### [Written request]
Scan the records for the word "seaborn". Copy each line that includes it.

### [Records from a collection]

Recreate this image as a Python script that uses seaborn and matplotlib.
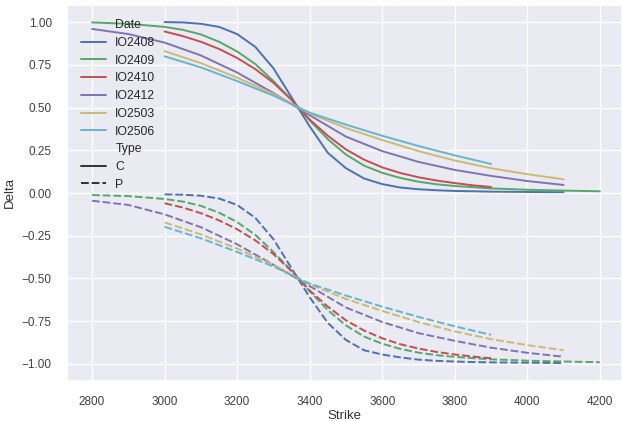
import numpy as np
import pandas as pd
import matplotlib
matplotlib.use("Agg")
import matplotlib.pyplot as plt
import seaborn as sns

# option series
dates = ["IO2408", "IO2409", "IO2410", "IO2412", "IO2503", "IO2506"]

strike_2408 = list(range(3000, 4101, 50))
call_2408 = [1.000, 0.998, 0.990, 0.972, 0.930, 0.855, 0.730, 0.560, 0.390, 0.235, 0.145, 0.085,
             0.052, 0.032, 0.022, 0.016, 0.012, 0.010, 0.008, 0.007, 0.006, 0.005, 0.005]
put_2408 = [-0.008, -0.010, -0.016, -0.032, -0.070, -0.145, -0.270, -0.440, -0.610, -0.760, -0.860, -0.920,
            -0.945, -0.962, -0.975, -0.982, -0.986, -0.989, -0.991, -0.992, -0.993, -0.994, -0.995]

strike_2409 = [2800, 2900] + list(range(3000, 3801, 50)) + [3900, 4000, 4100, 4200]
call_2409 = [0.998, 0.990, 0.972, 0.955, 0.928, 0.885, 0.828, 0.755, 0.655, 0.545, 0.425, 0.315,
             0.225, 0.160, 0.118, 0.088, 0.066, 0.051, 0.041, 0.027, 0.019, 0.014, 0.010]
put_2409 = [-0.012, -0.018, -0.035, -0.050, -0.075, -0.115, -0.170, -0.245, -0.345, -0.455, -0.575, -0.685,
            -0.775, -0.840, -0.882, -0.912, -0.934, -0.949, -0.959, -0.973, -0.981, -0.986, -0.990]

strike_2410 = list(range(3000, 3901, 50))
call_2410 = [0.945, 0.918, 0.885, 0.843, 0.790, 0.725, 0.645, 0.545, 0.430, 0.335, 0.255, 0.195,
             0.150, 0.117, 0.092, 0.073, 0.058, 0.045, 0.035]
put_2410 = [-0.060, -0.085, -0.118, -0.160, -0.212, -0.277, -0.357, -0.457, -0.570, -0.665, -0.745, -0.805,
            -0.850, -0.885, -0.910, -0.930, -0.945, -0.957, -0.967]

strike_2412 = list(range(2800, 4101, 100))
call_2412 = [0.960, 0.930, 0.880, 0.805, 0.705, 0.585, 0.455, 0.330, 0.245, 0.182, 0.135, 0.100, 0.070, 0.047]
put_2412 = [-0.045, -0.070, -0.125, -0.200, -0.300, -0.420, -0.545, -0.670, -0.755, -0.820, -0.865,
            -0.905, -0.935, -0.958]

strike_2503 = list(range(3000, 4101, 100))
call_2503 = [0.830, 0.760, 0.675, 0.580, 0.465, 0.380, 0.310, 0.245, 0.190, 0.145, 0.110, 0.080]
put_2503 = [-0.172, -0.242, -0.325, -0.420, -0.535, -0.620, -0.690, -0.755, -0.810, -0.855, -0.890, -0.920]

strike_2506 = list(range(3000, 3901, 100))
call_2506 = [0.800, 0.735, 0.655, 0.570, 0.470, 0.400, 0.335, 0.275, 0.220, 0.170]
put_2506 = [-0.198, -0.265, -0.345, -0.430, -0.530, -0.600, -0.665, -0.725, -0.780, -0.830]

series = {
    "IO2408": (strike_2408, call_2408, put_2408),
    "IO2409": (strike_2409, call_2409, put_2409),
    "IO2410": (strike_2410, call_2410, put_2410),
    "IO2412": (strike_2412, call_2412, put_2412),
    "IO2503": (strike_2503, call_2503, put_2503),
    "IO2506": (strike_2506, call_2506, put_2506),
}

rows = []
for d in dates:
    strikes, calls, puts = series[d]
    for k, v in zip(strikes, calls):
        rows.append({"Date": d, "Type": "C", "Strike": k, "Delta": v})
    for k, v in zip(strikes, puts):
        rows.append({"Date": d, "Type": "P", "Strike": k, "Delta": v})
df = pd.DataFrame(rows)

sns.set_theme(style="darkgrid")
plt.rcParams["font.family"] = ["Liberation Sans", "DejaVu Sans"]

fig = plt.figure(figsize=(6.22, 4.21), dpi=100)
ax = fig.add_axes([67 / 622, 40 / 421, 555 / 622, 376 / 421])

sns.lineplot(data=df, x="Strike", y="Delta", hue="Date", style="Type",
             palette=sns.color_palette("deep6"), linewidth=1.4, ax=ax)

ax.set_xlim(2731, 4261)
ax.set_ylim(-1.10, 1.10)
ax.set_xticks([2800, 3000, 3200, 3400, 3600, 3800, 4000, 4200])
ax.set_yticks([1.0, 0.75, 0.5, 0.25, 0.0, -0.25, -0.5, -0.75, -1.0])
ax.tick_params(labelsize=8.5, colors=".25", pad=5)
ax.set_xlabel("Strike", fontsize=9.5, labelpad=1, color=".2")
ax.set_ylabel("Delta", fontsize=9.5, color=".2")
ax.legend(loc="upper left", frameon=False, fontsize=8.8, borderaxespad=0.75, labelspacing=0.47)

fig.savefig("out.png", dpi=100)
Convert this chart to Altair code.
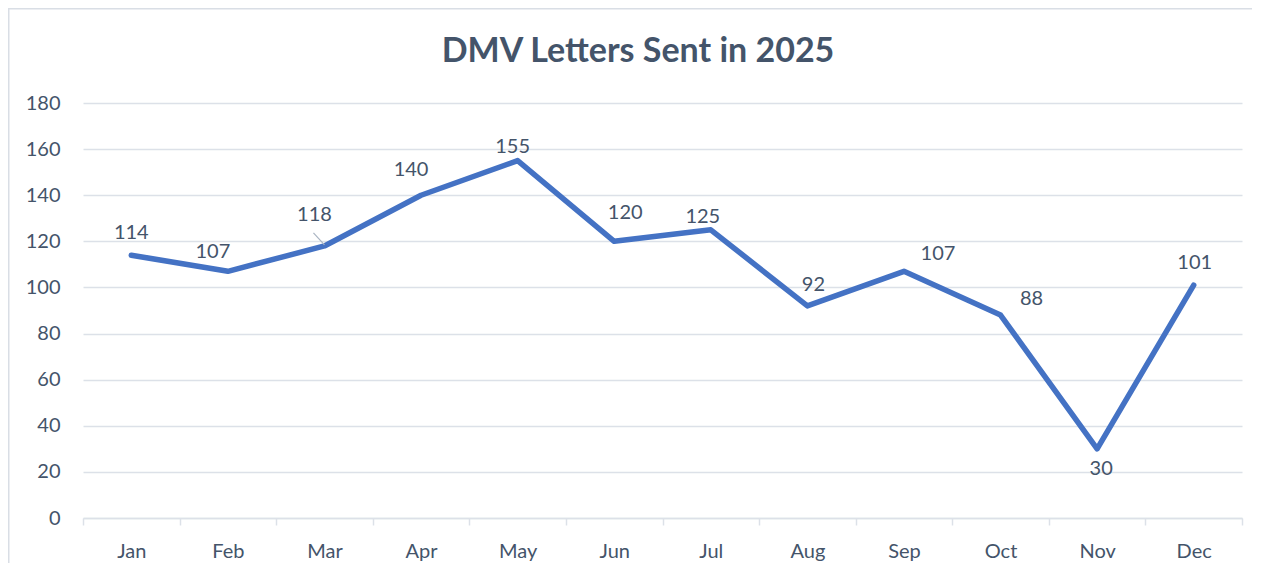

### [Response to the exercise]
Recreate this image as a Python script that uses seaborn and matplotlib.
import seaborn as sns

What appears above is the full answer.